JBIS-サーチ

国内最大級の競馬情報データベース

第223便 長者橋で

2013.07.24
 岩田康誠騎乗のロードカナロアが安田記念を勝った翌日、2013年6月3日の未明、
 ロイスアンドロイスやワシントンカラーやテンジンショウグンの馬主だった清水道一さんが生涯を閉じた。89歳だった。
 それを知ったとき私は、庭の梅の木の梅を取りながらひと休みしていて、バケツに集めた青い梅をずいぶん見つめてしまった。
 病院のベッドに寝ている私の近くにいた清水さんが浮かんできた。そこは横浜の、窓からランドマークタワーが見える松島病院である。
 もう十数年前のこと、痔瘻で悩んでいた私に、それなら松島病院へ行きなさいと教えてくれたのが清水さんだった。
 「ここに来るのを誰にも言ってないし、会社で心配するといけないから帰るね」
 と言ったのを私はおぼえている。
 その入院ではおもしろいことがあった。診察室で私の尻を見ながら医師が、
 「ここで吉田善哉さんもわたしが診ましたよ」
 と言ったのだ。その医師は吉田善哉さんの主治医である目黒の女医先生のご主人の、松島病院副院長の鈴木先生だった。
 「なんとも不思議ですね。社台ファームの吉田善哉さんのことを書いている吉川さんが偶然に」
と鈴木先生が言い、
 「松島や ああ松島や 松島や」
と私が芭蕉の句を口にした。
 そのことを退院してから清水さんに伝えると、
 「善哉さんと吉川さんはおしりあいだ」
 と駄ジャレが返ってきた。
 清水さんは神奈川ダイハツの社長だが、競馬に関する会社は「テンジン」である。そこの番頭が神野好太郎さんで、神野さんは文章を読むのが好きで、私の文章も読んでくれていたようで、それが縁で清水さんと私のおつきあいが生まれた。
 梅とりにキリをつけ、仕事部屋でぼんやりした。ジャパンCでロイスアンドロイスが3着だったときの清水さんの輝きがよみがえってくる。
 雑誌「優駿」の1997年5月号をひらいた。ワシントンカラーが柴田善臣騎乗でクリスタルCを勝ち、清水さんのコメントが載っている。
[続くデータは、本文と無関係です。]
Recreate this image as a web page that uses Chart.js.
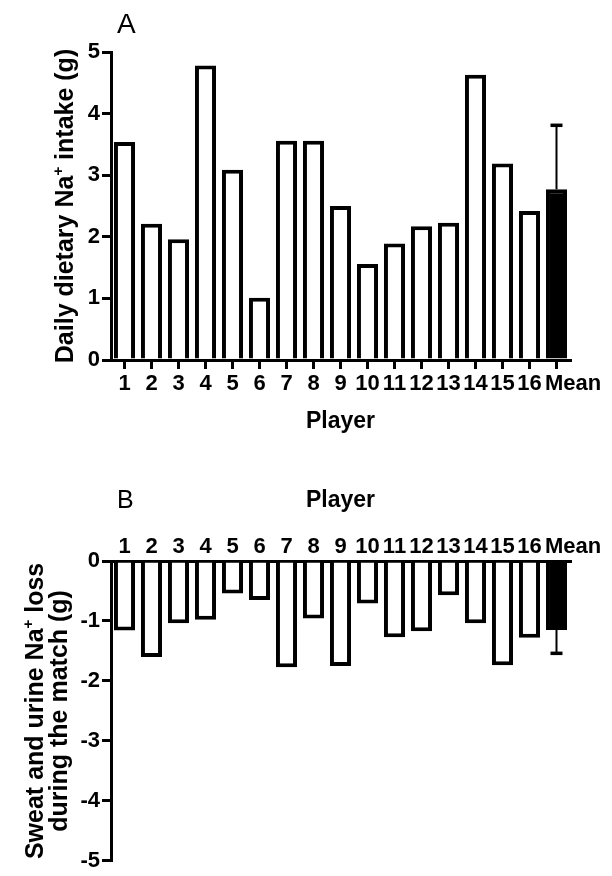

 「いやあ、ビックリしましたよ。まさかあんな勝ち方ができるなんて、思っていませんでしたから。ロイスアンドロイスがいなくなって、さびしい思いをしていたんですが、久々に重賞に顔を出せたうえに、勝つことができてこんなにうれしいことはありません。
 この馬は松山先生に頼んで、フロリダで買ってきてもらいました。先生が、芦毛でいずれは真っ白になるから、ホワイトハウスをイメージして頭にワシントンを付けましょう、とおっしゃって、それでこの名前を付けたんです」
 読んでいるうちに、清水さんの声が聞こえた。
 「吉川さん、よかったね。心配した。
 タバコ、もうダメでしょ。(私がヘビースモーカーなのを知っている)。でもね、もういいやと思える年令まで生きて、それからまた吸えばいい」
 2005年に私が心臓の手術をして退院したあとの、清水さんからの電話である。もういいや、と思えるトシになったら、またタバコを吸える、という発想が私にはあったかかった。
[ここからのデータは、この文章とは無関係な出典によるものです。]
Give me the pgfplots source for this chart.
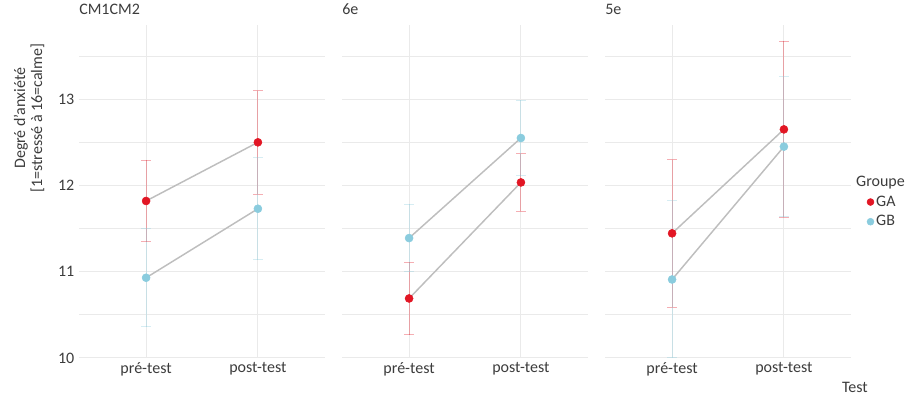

 雑誌「優駿」の1998年5月号をひらいた。日経賞を江田照男騎乗で勝ったテンジンショウグンの写真を見る。12頭立て12番人気の1着。
 「タマゲタという馬名に変えましょうか」
 私が言うと、
 「ブッタマゲタだなあ」
 と清水さんは笑った。
 その年はワシントンカラーの根岸S連覇もあった。横浜の根岸に競馬場があったことのレース名である。
「横浜の人間としてうれしいなあ」
 清水さんは少年のような顔になっていた。
 雑誌「優駿」の2000年12月号をひらいた。カブトヤマ記念を買ったヘッドシップの鞍上に高山太郎騎手がいて、神野好太郎さんと佐藤全弘調教師が口取りで並ぶ写真がある。
 そう、デビュー7年目で重賞初制覇の高山騎手と、53戦目にして初挑戦の重賞を勝ったヘッドシップで苦労した坂井千明騎手も交えて、ホテルで祝いの会をし、心底うれしい清水さんの顔を私は忘れられない。
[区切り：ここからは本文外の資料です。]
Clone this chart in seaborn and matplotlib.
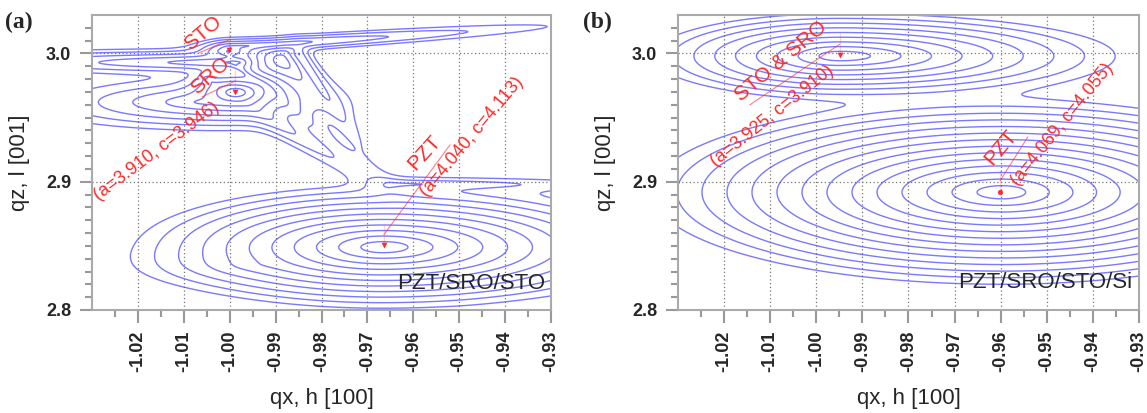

 6月5日、横浜市神奈川区での通夜で読経を聞きながら、
 「馬主を続けるというのは気苦労の連続ですけどね、思いがけずに夢のようなことが起きて、誰もいないところで、ひとりで、愉快、愉快と声にはしないでひとりごとを言って、ふふっと笑っちゃったりしちゃうことがあるので、それでやめられないんですね」
 とウィンズ横浜に近い長者橋のたもとのそば屋の二階で、清水さんが笑いながら言ったのを思いだした。
 通夜のお清めの丸テーブルに、調教師の矢野照正さん、大江原哲さん、松山康久さん、江田照男騎手、私がいた。
 「清水社長をひとことで言えば、律儀の人、ということになるね」
 と松山さんが言うテーブルは、たくさんの実業家が囲むいくつものテーブルのなかで、ひとつだけ特殊な島だと私は感じ、
 「ほとんどは会社のことで生きてきたわけだけど、競馬と会って、そこで知った世界があってよかったなあと、ときどきひとりで、馬のことや、トレセンのことや、牧場のことや、いろいろ思いだしているんですよ」
 という清水さんの語りを思いだし、私のお経を清水さんに届けるつもりで、
 「江田照男騎手もここにいて、さびしそうな顔をしていますよ」
 と心のなかで言った。
 6月6日は病院での検査が午前中にあって告別式に行けぬ私は、近日中にウィンズ横浜と神奈川ダイハツの中間にある長者橋に立ち、「清水さんは亡くなる1週間前にウィンズへ行ったそうですね」と弔辞を言い、テンジンの勝負服の「黄、青二本輪、赤袖」と色を唱え、流れのない川の水面を眺めて、おれ流の野辺送りをしようと思った。